Impedance of a series RC from given R and XC magnitudes A series RC circuit has resistance R = 120 kΩ and capacitive reactance magnitude |XC| = 160 kΩ at the operating frequency. What is the magnitude of the total impedance?

Difficulty: Easy

Correct Answer: 200 kΩ

Explanation:


Introduction / Context:
Combining resistance and reactance magnitudes correctly is crucial to predict current and voltage division in AC networks. For series RC, the total impedance magnitude follows a Pythagorean relationship due to the orthogonality of resistive and reactive components in the complex plane.



Given Data / Assumptions:

  • R = 120 kΩ.
  • |XC| = 160 kΩ.
  • Series connection under sinusoidal excitation.
  • We seek |Z|, not the phase angle (though it can be found as arctan(|XC|/R)).


Concept / Approach:
The complex impedance is Z = R − j|XC|. The magnitude is |Z| = sqrt(R^2 + |XC|^2). The numbers 120 and 160 form a 3–4–5 multiple (since 12–16–20 scales to 3–4–5), which simplifies the square root.



Step-by-Step Solution:

Compute squares: 120^2 = 14,400; 160^2 = 25,600 (units kΩ^2).Sum: 14,400 + 25,600 = 40,000.Square root: sqrt(40,000) = 200 (kΩ preserved from magnitudes).Therefore, |Z| = 200 kΩ.

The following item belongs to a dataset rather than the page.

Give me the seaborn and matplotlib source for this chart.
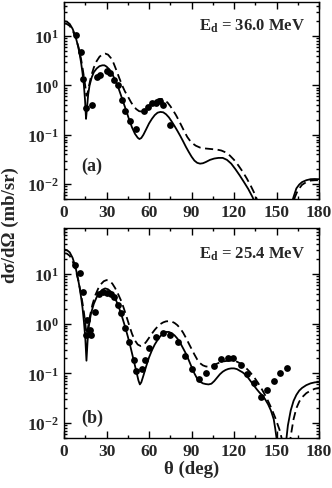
import numpy as np
import matplotlib
matplotlib.use('Agg')
import matplotlib.pyplot as plt
import seaborn as sns

# --- panel (a): E_d = 36.0 MeV ---
exp_a_theta = [8.5, 11.8, 13.6, 15.8, 19.5, 23.5, 25.4, 30.1, 32.5, 35.5, 38.3, 40.7,
               43.1, 46.6, 50.8, 56.5, 59.1, 61.9, 64.7, 67.8, 70.1, 74.8]
exp_a_sig = [10.5, 4.8, 1.35, 0.35, 0.40, 1.5, 1.6, 2.0, 1.75, 1.3, 1.0, 0.5,
             0.31, 0.19, 0.13, 0.30, 0.36, 0.45, 0.45, 0.48, 0.41, 0.16]

solid_a_theta = [0, 2, 4, 6, 8, 10, 11, 12, 13, 14, 14.8, 15.5, 16.2, 17, 18, 19.5, 21, 23, 25, 27,
                 28.5, 30, 32, 34, 36, 38, 40, 42, 44, 46, 48, 50, 52, 53.2, 54.5, 56, 58, 60, 62, 64,
                 66, 68, 70, 72, 74, 76, 78, 80, 82, 84, 86, 88, 90, 92, 94, 96, 98, 100, 103, 106,
                 109, 112, 115, 118, 121, 124, 127, 130, 133, 136, 160, 162, 164, 166, 168, 171, 174, 177, 180]
solid_a_sig = [20, 19.5, 17.5, 14, 10, 6.0, 4.3, 2.9, 1.8, 1.0, 0.5, 0.21, 0.35, 0.65, 1.0, 1.45, 1.85, 2.2, 2.45, 2.55,
               2.55, 2.4, 2.1, 1.7, 1.3, 0.95, 0.65, 0.44, 0.3, 0.2, 0.14, 0.105, 0.087, 0.082, 0.086, 0.1, 0.13, 0.17, 0.21, 0.25,
               0.28, 0.29, 0.285, 0.26, 0.225, 0.185, 0.15, 0.12, 0.095, 0.074, 0.057, 0.045, 0.036, 0.03, 0.027, 0.026, 0.0265, 0.028, 0.031, 0.033,
               0.034, 0.034, 0.031, 0.026, 0.02, 0.015, 0.011, 0.008, 0.0055, 0.0035, 0.0035, 0.0055, 0.0082, 0.0098, 0.011, 0.012, 0.0126, 0.0127, 0.0126]

dash_a_theta = [0, 2, 4, 6, 8, 10, 11, 12, 13, 14, 15, 15.8, 16.6, 17.5, 19, 21, 23, 25, 27, 29,
                31, 33, 35, 37, 39, 41, 43, 45, 47, 49, 51, 53, 55, 57, 59, 61, 63, 65, 67, 69,
                71, 73, 75, 77, 79, 81, 83, 85, 87, 89, 91, 93, 96, 99, 102, 105, 108, 111, 114, 117,
                120, 123, 126, 129, 132, 135, 138, 161, 163, 165, 168, 171, 174, 177, 180]
dash_a_sig = [18, 17.5, 16, 13, 9.5, 6.2, 4.7, 3.4, 2.3, 1.5, 0.95, 0.62, 0.7, 0.95, 1.5, 2.3, 3.1, 3.8, 4.25, 4.4,
              4.2, 3.6, 2.8, 2.0, 1.4, 1.0, 0.75, 0.6, 0.47, 0.38, 0.33, 0.3, 0.295, 0.31, 0.35, 0.41, 0.46, 0.5, 0.53, 0.53,
              0.5, 0.45, 0.38, 0.31, 0.25, 0.195, 0.15, 0.115, 0.09, 0.075, 0.066, 0.06, 0.055, 0.053, 0.052, 0.051, 0.05, 0.048, 0.044, 0.038,
              0.031, 0.024, 0.018, 0.013, 0.009, 0.006, 0.0035, 0.0035, 0.0055, 0.0075, 0.0097, 0.011, 0.0118, 0.012, 0.012]

# --- panel (b): E_d = 25.4 MeV ---
exp_b_theta = [7.6, 11.1, 13.5, 16.3, 15.6, 18.2, 18.8, 21.7, 24.5, 27.6, 30.4, 33.2, 35.1, 37.9,
               40.5, 43.3, 45.6, 49.2, 51.1, 55.1, 57.4, 59.7, 64.9, 69.6, 75.0, 80.2, 85.6, 90.3,
               95.5, 100.3, 105.5, 110.7, 115.6, 119.6, 124.8, 129.0, 134.2, 138.9, 143.6, 148.3,
               152.5, 157.7]
exp_b_sig = [15, 10.5, 4.3, 1.2, 0.59, 0.73, 0.6, 1.7, 4.0, 4.3, 4.2, 4.0, 3.5, 2.4,
             1.6, 0.81, 0.43, 0.19, 0.11, 0.12, 0.19, 0.32, 0.55, 0.65, 0.59, 0.43, 0.22, 0.12,
             0.077, 0.10, 0.14, 0.195, 0.2, 0.2, 0.15, 0.098, 0.063, 0.034, 0.047, 0.069,
             0.10, 0.13]

solid_b_theta = [0, 2, 4, 6, 8, 10, 11, 12, 13, 14, 15, 15.8, 16.6, 17.5, 19, 21, 23, 25, 27, 29,
                 31, 33, 35, 37, 39, 41, 43, 45, 47, 49, 51, 52.5, 53.5, 54.5, 56, 58, 60, 62, 64, 66,
                 68, 70, 72, 74, 76, 78, 80, 82, 84, 86, 88, 90, 92, 94, 96, 98, 100, 102, 104, 106,
                 108, 110, 112, 114, 116, 118, 120, 122, 124, 126, 128, 130, 132, 134, 136, 138, 140, 142, 144, 146,
                 148, 149, 150, 151, 153.5, 156, 157, 158, 160, 162, 164, 166, 168, 171, 174, 177, 180]
solid_b_sig = [31, 30, 27, 21, 14, 7.5, 5.2, 3.4, 2.1, 1.1, 0.5, 0.18, 0.45, 0.9, 1.6, 2.5, 3.4, 4.2, 4.8, 5.1,
               4.9, 4.4, 3.6, 2.8, 2.0, 1.35, 0.88, 0.55, 0.33, 0.19, 0.11, 0.072, 0.06, 0.066, 0.09, 0.14, 0.21, 0.29, 0.38, 0.47,
               0.56, 0.64, 0.68, 0.68, 0.64, 0.58, 0.5, 0.41, 0.32, 0.25, 0.185, 0.135, 0.1, 0.078, 0.068, 0.063, 0.061, 0.06, 0.062, 0.07,
               0.082, 0.096, 0.108, 0.117, 0.123, 0.126, 0.126, 0.122, 0.113, 0.105, 0.094, 0.081, 0.068, 0.057, 0.048, 0.041, 0.036, 0.03, 0.024, 0.018,
               0.012, 0.008, 0.005, 0.003, 0.0008, 0.003, 0.005, 0.009, 0.018, 0.028, 0.037, 0.045, 0.051, 0.058, 0.063, 0.066, 0.067]

dash_b_theta = [0, 2, 4, 6, 8, 10, 11, 12, 13, 14, 15, 15.8, 16.8, 18, 20, 22, 24, 26, 28, 30,
                32, 34, 36, 38, 40, 42, 44, 46, 48, 50, 52, 54, 56, 58, 60, 62, 64, 66, 68, 70,
                72, 74, 76, 78, 80, 82, 84, 86, 88, 90, 92, 94, 96, 98, 100, 102, 104, 106, 108, 110,
                113, 116, 119, 122, 125, 128, 131, 134, 137, 140, 143, 146, 149, 152, 154, 157, 160, 162, 164, 166,
                168, 171, 174, 177, 180]
dash_b_sig = [26, 25.5, 23, 18, 12.5, 7.5, 5.4, 3.8, 2.6, 1.7, 1.0, 0.62, 0.8, 1.3, 2.4, 3.7, 5.0, 6.2, 7.1, 7.5,
              7.2, 6.4, 5.2, 4.0, 3.0, 2.1, 1.4, 0.92, 0.62, 0.46, 0.38, 0.355, 0.37, 0.43, 0.52, 0.63, 0.75, 0.87, 0.98, 1.06,
              1.11, 1.12, 1.1, 1.03, 0.93, 0.8, 0.66, 0.52, 0.4, 0.31, 0.24, 0.19, 0.16, 0.145, 0.138, 0.136, 0.14, 0.148, 0.157, 0.166,
              0.175, 0.18, 0.18, 0.172, 0.155, 0.132, 0.108, 0.085, 0.064, 0.046, 0.032, 0.021, 0.013, 0.0075, 0.0045, 0.0008, 0.0055, 0.012, 0.02, 0.027,
              0.033, 0.04, 0.045, 0.049, 0.051]

panels = [
    ('E$_{\\rm d}$ = 36.0 MeV', '(a)', exp_a_theta, exp_a_sig, solid_a_theta, solid_a_sig, dash_a_theta, dash_a_sig, 49),
    ('E$_{\\rm d}$ = 25.4 MeV', '(b)', exp_b_theta, exp_b_sig, solid_b_theta, solid_b_sig, dash_b_theta, dash_b_sig, 84),
]

sns.set_style('ticks')
plt.rcParams['font.family'] = ['Liberation Serif', 'DejaVu Serif']
plt.rcParams['font.weight'] = 'bold'
plt.rcParams['mathtext.fontset'] = 'custom'
plt.rcParams['mathtext.rm'] = 'Liberation Serif:bold'
plt.rcParams['mathtext.it'] = 'Liberation Serif:bold:italic'
plt.rcParams['mathtext.bf'] = 'Liberation Serif:bold'

fig = plt.figure(figsize=(3.32, 4.89), dpi=100)
boxes = [[0.193, 0.591, 0.768, 0.403], [0.193, 0.102, 0.768, 0.430]]

for box, (etext, tag, ex, ey, sx, sy, dx, dy, ytop) in zip(boxes, panels):
    ax = fig.add_axes(box)
    sns.lineplot(x=sx, y=sy, ax=ax, color='black', lw=1.3)
    sns.lineplot(x=dx, y=dy, ax=ax, color='black', lw=1.3, linestyle=(0, (4.5, 2.5)))
    sns.scatterplot(x=ex, y=ey, ax=ax, color='black', s=24, edgecolor='black', linewidth=0, zorder=3)
    ax.set_yscale('log')
    ax.set_xlim(0, 180)
    ax.set_ylim(0.005, ytop)
    ax.set_xticks(range(0, 181, 30))
    ax.set_xticks(range(0, 181, 15), minor=True)
    ax.tick_params(which='both', direction='in', top=True, right=True, labelsize=12.5, width=1, color='black')
    ax.tick_params(which='major', length=5)
    ax.tick_params(which='minor', length=2.5)
    for lab in ax.get_xticklabels() + ax.get_yticklabels():
        lab.set_fontweight('bold')
    for sp in ax.spines.values():
        sp.set_color('black')
        sp.set_linewidth(1)
    ax.set_xlabel('')
    ax.set_ylabel('')
    ax.text(0.945, 0.88, etext, transform=ax.transAxes, ha='right', va='center', fontsize=12, fontweight='bold')
    ax.text(0.11, 0.17 if tag == '(a)' else 0.1, tag, transform=ax.transAxes, ha='center', va='center',
            fontsize=13, fontweight='bold')

fig.text(0.03, 0.54, 'd\u03c3/d\u03a9 (mb/sr)', rotation=90, ha='center', va='center', fontsize=13.5, fontweight='bold')
fig.text(0.577, 0.04, '\u03b8 (deg)', ha='center', va='center', fontsize=13.5, fontweight='bold')

fig.savefig('out.png', dpi=100)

Verification / Alternative check:
Recognize 12–16–20 as the 3–4–5 family scaled by 4; multiply by 10 to reach 120–160–200. The Pythagorean identity confirms the result immediately without calculator use.



Why Other Options Are Wrong:

280 kΩ: arithmetic (R + |XC|) sum, not vector sum.120 kΩ / 160 kΩ: represent only one leg, not the hypotenuse.40 kΩ: unrelated; perhaps a misread of the squared sum.


Common Pitfalls:
Adding impedances as scalars; forgetting unit consistency (kΩ vs. Ω); ignoring that reactance contributes orthogonally to resistance.